Kinetic theory of hydrodynamic electron liquids

## Abstract

The purpose of this Medium Compute grant is to numerically describe "hydrodynamic" heat and charge transport in materials with strong mutual interactions between electrons. We will do this using an existing code that evaluates the Boltzmann collision integral for electron interactions, which to date was a considerable challenge in the community. We have recently demonstrated that such calculations are possible using parallelised adaptive Monte Carlo integration methods [published in Phys. Rev. B 108, L121401 (2023) arXiv:2210.16300; and arXiv:2312.09977]. Our results are currently attracting much attention, but we are running our of resources to compute parameter values for different experiments and to include the effect of device constrictions, which requires extended data sets.
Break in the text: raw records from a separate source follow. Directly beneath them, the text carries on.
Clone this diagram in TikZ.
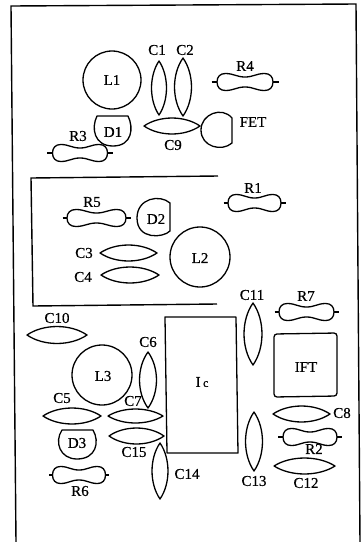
\documentclass[tikz,border=0pt]{standalone}
\usepackage{fontspec}
\setmainfont{Liberation Serif}
\newfontfamily\lblfont{Liberation Serif}[RawFeature={embolden=0.5}]
\newcommand{\lensH}[4]{\begin{scope}[shift={(#1,#2)},xscale=#3,yscale=#4]
\draw[part] (-1,0) .. controls (-.45,-1.33) and (.45,-1.33) .. (1,0) .. controls (.45,1.33) and (-.45,1.33) .. cycle;
\end{scope}}
\newcommand{\lensV}[4]{\begin{scope}[shift={(#1,#2)},xscale=#4,yscale=#3]
\draw[part] (0,-1) .. controls (-1.33,-.45) and (-1.33,.45) .. (0,1) .. controls (1.33,.45) and (1.33,-.45) .. cycle;
\end{scope}}
% centre x, centre y, body half length, lead half length
\newcommand{\resis}[4]{\begin{scope}[shift={(#1,#2)}]
\draw[part] (-#4,0) -- (-#3,0);
\draw[part] (#3,0) -- (#4,0);
\begin{scope}[xscale=#3]
\draw[part] (-1,0) .. controls (-1,-5.5) and (-.88,-8.5) .. (-.7,-8.5)
 .. controls (-.4,-8.5) and (-.3,-5) .. (0,-5)
 .. controls (.3,-5) and (.4,-8.5) .. (.7,-8.5)
 .. controls (.88,-8.5) and (1,-5.5) .. (1,0)
 .. controls (1,5.5) and (.88,8.5) .. (.7,8.5)
 .. controls (.4,8.5) and (.3,5) .. (0,5)
 .. controls (-.3,5) and (-.4,8.5) .. (-.7,8.5)
 .. controls (-.88,8.5) and (-1,5.5) .. (-1,0) -- cycle;
\end{scope}\end{scope}}
\begin{document}
\begin{tikzpicture}[x=1pt,y=-1pt,
 part/.style={draw=black,line width=1.3pt,line join=round},
 wall/.style={draw=black,line width=1.4pt},
 lbl/.style={inner sep=0pt,font=\lblfont\fontsize{15}{15}\selectfont,text=black}]
\useasboundingbox (0,0) rectangle (363,542);
% outer frame
\draw[wall] (16,542) -- (11,6) -- (356,4) -- (360,542);
% inner bracket
\draw[wall] (218,176) -- (31,178) -- (33,306) -- (217,304);
% top group
\draw[part] (112,80) circle (29);
\lensV{159}{88}{27}{7.5}
\lensV{183}{87}{29}{8.5}
\resis{245}{82}{28}{33.5}
\draw[part] (97,116) -- (128,116) .. controls (134,128) and (132,146) .. (113,146) .. controls (94,146) and (91,128) .. (97,116) -- cycle;
\draw[part] (232,118) -- (232,143) .. controls (222,152) and (201,147) .. (201,130) .. controls (201,114) and (222,106) .. (232,118) -- cycle;
\lensH{172}{126}{28}{8}
\resis{80}{153}{27.5}{33}
% middle group
\resis{254.5}{203}{26.5}{31}
\resis{96.5}{218}{29.5}{34}
\draw[part] (170,203) -- (170,231) .. controls (163,238) and (137,240) .. (137,218) .. controls (137,198) and (160,194) .. (170,203) -- cycle;
\lensH{128.5}{253}{28.5}{8}
\lensH{130}{275}{29}{8}
\draw[part] (200,257) circle (30);
% right and IC
\lensV{253}{334}{31}{9}
\resis{306.5}{312}{27.5}{32}
\lensH{57}{335}{30}{8.5}
\lensV{148}{380}{28}{8.5}
\draw[part] (165,317) -- (236,317) -- (238,453) -- (167,453) -- cycle;
\draw[part,rounded corners=3pt] (274,334) -- (337,333) -- (337,396) -- (274,397) -- cycle;
\draw[part] (102,375) circle (30);
\lensH{72}{416}{29}{8}
\lensH{135.5}{416}{27.5}{7}
\lensH{136.5}{436}{27.5}{8}
\draw[part] (62,430) -- (93,430) .. controls (100,442) and (96,459) .. (77,459) .. controls (60,459) and (54,442) .. (62,430) -- cycle;
\resis{79}{475}{26.5}{30}
\lensV{160}{471}{28}{8}
\lensV{254}{441.5}{29.5}{8.5}
\lensH{301.5}{414}{28.5}{8}
\resis{310}{437}{27}{32}
\lensH{304.5}{466}{30.5}{8}
% labels
\node[lbl] (tL1) at (112,80) {L1};
\node[lbl] (tC1) at (157,50) {C1};
\node[lbl] (tC2) at (185,50) {C2};
\node[lbl] (tR4) at (245,66) {R4};
\node[lbl] (tD1) at (113,132) {D1};
\node[lbl] (tFET) at (253,122) {FET};
\node[lbl] (tC9) at (173,145) {C9};
\node[lbl] (tR3) at (78,136) {R3};
\node[lbl] (tR1) at (253,188) {R1};
\node[lbl] (tR5) at (92,202) {R5};
\node[lbl] (tD2) at (156,219) {D2};
\node[lbl] (tC3) at (84,253) {C3};
\node[lbl] (tC4) at (83,277) {C4};
\node[lbl] (tL2) at (200,258) {L2};
\node[lbl] (tC11) at (252,295) {C11};
\node[lbl] (tR7) at (306,296) {R7};
\node[lbl] (tC10) at (57,318) {C10};
\node[lbl] (tC6) at (148,342) {C6};
\node[lbl] (tIc) at (202,382) {I\,{\fontsize{12}{12}\selectfont c}};
\node[lbl] (tIFT) at (306,367) {IFT};
\node[lbl] (tL3) at (103,376) {L3};
\node[lbl] (tC5) at (62,398) {C5};
\node[lbl] (tC7) at (133,401) {C7};
\node[lbl] (tC15) at (134,452) {C15};
\node[lbl] (tD3) at (77,443) {D3};
\node[lbl] (tR6) at (80,491) {R6};
\node[lbl] (tC14) at (187,474) {C14};
\node[lbl] (tC13) at (254,481) {C13};
\node[lbl] (tC8) at (342,413) {C8};
\node[lbl] (tR2) at (314,449) {R2};
\node[lbl] (tC12) at (306,483) {C12};
\end{tikzpicture}
\end{document}
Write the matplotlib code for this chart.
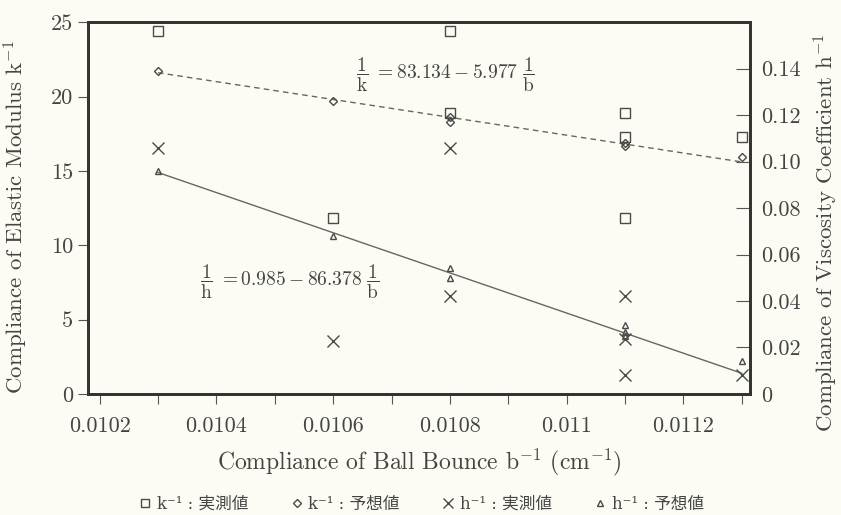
import matplotlib
matplotlib.use("Agg")
import matplotlib.pyplot as plt
from matplotlib.lines import Line2D
from matplotlib.ticker import FixedLocator, FixedFormatter

plt.rcParams["font.family"] = ["cmr10", "DejaVu Serif", "Noto Sans CJK JP"]
plt.rcParams["mathtext.fontset"] = "cm"
plt.rcParams["axes.unicode_minus"] = False

# k^-1 measured (squares) / predicted (diamonds), left axis
k_meas_x = [0.0103, 0.0106, 0.0108, 0.0108, 0.0111, 0.0111, 0.0111, 0.0113]
k_meas_y = [24.4, 11.8, 24.4, 18.9, 18.9, 17.3, 11.8, 17.3]
k_pred_x = [0.0103, 0.0106, 0.0108, 0.0108, 0.0111, 0.0111, 0.0113]
k_pred_y = [21.7, 19.7, 18.6, 18.3, 16.9, 16.7, 15.9]

# h^-1 measured (crosses) / predicted (triangles), right axis
h_meas_x = [0.0103, 0.0106, 0.0108, 0.0108, 0.0111, 0.0111, 0.0111, 0.0113]
h_meas_y = [0.106, 0.023, 0.106, 0.042, 0.042, 0.0236, 0.008, 0.008]
h_pred_x = [0.0103, 0.0106, 0.0108, 0.0108, 0.0111, 0.0111, 0.0111, 0.0113]
h_pred_y = [0.096, 0.068, 0.054, 0.050, 0.0296, 0.0265, 0.025, 0.014]

# regression lines (end points)
fit_x = [0.0103, 0.0113]
k_fit = [21.6, 15.6]
h_fit = [0.0953, 0.0089]

x_major = [0.0102, 0.0104, 0.0106, 0.0108, 0.0110, 0.0112]
x_labels = ["0.0102", "0.0104", "0.0106", "0.0108", "0.011", "0.0112"]
x_minor = [0.0103, 0.0105, 0.0107, 0.0109, 0.0111, 0.0113]
left_ticks = [0, 5, 10, 15, 20, 25]
right_ticks = [0, 0.02, 0.04, 0.06, 0.08, 0.10, 0.12, 0.14]
right_labels = ["0", "0.02", "0.04", "0.06", "0.08", "0.10", "0.12", "0.14"]
legend_labels = ["k⁻¹ : 実測値", "k⁻¹ : 予想値", "h⁻¹ : 実測値", "h⁻¹ : 予想値"]

bg = "#fcfcf4"
mc = "#4a4a4a"
tc = "#444444"

fig = plt.figure(figsize=(8.41, 5.15), dpi=100, facecolor=bg)
ax = fig.add_axes([0.1046, 0.235, 0.7872, 0.722])
ax.set_facecolor(bg)
ax2 = ax.twinx()

ax.plot(fit_x, k_fit, ls=(0, (4, 3)), color="#666666", lw=1.0)
ax.plot(k_meas_x, k_meas_y, ls="none", marker="s", ms=7, mfc="none", mec=mc, mew=1.0)
ax.plot(k_pred_x, k_pred_y, ls="none", marker="D", ms=4.5, mfc="none", mec=mc, mew=1.0)
ax2.plot(fit_x, h_fit, ls="-", color="#666666", lw=1.0)
ax2.plot(h_meas_x, h_meas_y, ls="none", marker="x", ms=8, mec=mc, mew=1.0)
ax2.plot(h_pred_x, h_pred_y, ls="none", marker="^", ms=4.5, mfc="none", mec=mc, mew=1.0)

ax.set_xlim(0.01018, 0.011314)
ax.set_ylim(0, 25)
ax2.set_ylim(0, 0.16)

ax.xaxis.set_major_locator(FixedLocator(x_major))
ax.xaxis.set_major_formatter(FixedFormatter(x_labels))
ax.xaxis.set_minor_locator(FixedLocator(x_minor))
ax.set_yticks(left_ticks)
ax.set_yticklabels([str(t) for t in left_ticks])
ax2.yaxis.set_major_locator(FixedLocator(right_ticks))
ax2.yaxis.set_major_formatter(FixedFormatter(right_labels))

ax.tick_params(axis="x", which="both", direction="out", length=7, width=0.8,
               labelsize=16, colors="#555555", labelcolor=tc, pad=9)
ax.tick_params(axis="y", direction="out", length=7, width=0.8,
               labelsize=16, colors="#555555", labelcolor=tc)
ax2.tick_params(axis="y", direction="in", length=10, width=0.8,
                labelsize=16, colors="#555555", labelcolor=tc, pad=8)

for a in (ax, ax2):
    for s in a.spines.values():
        s.set_linewidth(2.0)
        s.set_color("#333333")

ax.set_xlabel("Compliance of Ball Bounce b$^{-1}$ (cm$^{-1}$)", fontsize=17,
              color=tc, labelpad=8)
ax.set_ylabel("Compliance of Elastic Modulus k$^{-1}$", fontsize=16.5, color=tc)
ax.yaxis.set_label_coords(-0.088, 0.476)
ax2.set_ylabel("Compliance of Viscosity Coefficient h$^{-1}$", fontsize=16.5, color=tc)
ax2.yaxis.set_label_coords(1.093, 0.433)

ax.text(0.405, 0.857, r"$\dfrac{1}{\mathrm{k}}\ =83.134-5.977\ \dfrac{1}{\mathrm{b}}$",
        transform=ax.transAxes, fontsize=14, color=tc, va="center")
ax.text(0.169, 0.30, r"$\dfrac{1}{\mathrm{h}}\ =0.985-86.378\ \dfrac{1}{\mathrm{b}}$",
        transform=ax.transAxes, fontsize=14, color=tc, va="center")

handles = [
    Line2D([], [], ls="none", marker="s", ms=6, mfc="none", mec=mc),
    Line2D([], [], ls="none", marker="D", ms=4, mfc="none", mec=mc),
    Line2D([], [], ls="none", marker="x", ms=7, mec=mc),
    Line2D([], [], ls="none", marker="^", ms=4, mfc="none", mec=mc),
]
fig.legend(handles, legend_labels, loc="lower center", bbox_to_anchor=(0.5, -0.025), ncol=4,
           frameon=False, prop={"family": ["DejaVu Serif", "Noto Sans CJK JP"], "size": 12},
           handletextpad=0.2, columnspacing=2.4, handlelength=1.0, labelcolor=tc)

fig.savefig("out.png", dpi=100, facecolor=bg)
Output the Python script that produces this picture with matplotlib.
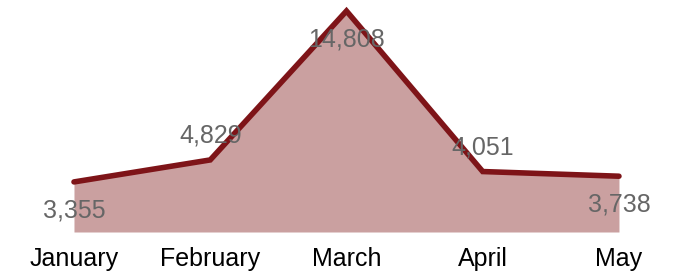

For background, hydrodynamic electron transport has recently been discovered in several materials and is marked by electrons behaving like a liquid when moving through the device, which is distinct from a conventional transport picture where they move like billiard balls (i.e., they only interact infrequently with each other and instead collide with impurities or device boundaries). Hydrodynamic transport can have important technological applications: For example, electrons flow with less resistance than in conventional transport, which could create devices with reduced energy losses. Moreover, heat is transported is very efficiently, which is potentially useful for heat removal in miniaturised future electronics. For these reasons, hydrodynamic electron transport is now extensively explored in experiments, which has only recently become possible due to advances in material fabrication.
The theoretical description of hydrodynamic materials, however, is difficult. There are kinetic Boltzmann equations for the electron dynamics, but the challenge is to solve these equations for strong collisions. These collisions are parametrised by so-called collision integrals, which are six-dimensional integrals over phase space with highly unevenly distributed integrands, and the current state-of-the-art are approximate solutions, which may be inaccurate and also miss fundamental physics.
We have recently demonstrated how to solve the collision integrals by developing a basis expansion of the electron distribution functions combined with an efficient high-performance parallel evaluation of the resulting matrix elements of the collision integrals. The numerical calculations rely on the "Cuba" package for adaptive multi-dimensional Monte Carlo integration, which was developed at the Max-Planck Institute for Physics in Munich. In a collaboration with Ulf Gran (Chalmers), we have already published first results, where we compute relaxation rates and the shear viscosity, which is the fundamental transport quantity of hydrodynamic electron gases.
This Medium Compute grant is supposed to consolidate this activity and to evaluate the collision integral for (i) larger basis dimensions (improving precision), (ii) different doping densities in GaAs (corresponding to different electron interaction strengths), (iii) and for higher angular eigenvalues (which is important to describe electron flow in finite constrictions). The aim of this work is to collaborate with experimental groups and describe their viscosity measurements; to provide an accurate description of heat transport in hydrodynamic materials; and to include the effect of finite device dimensions.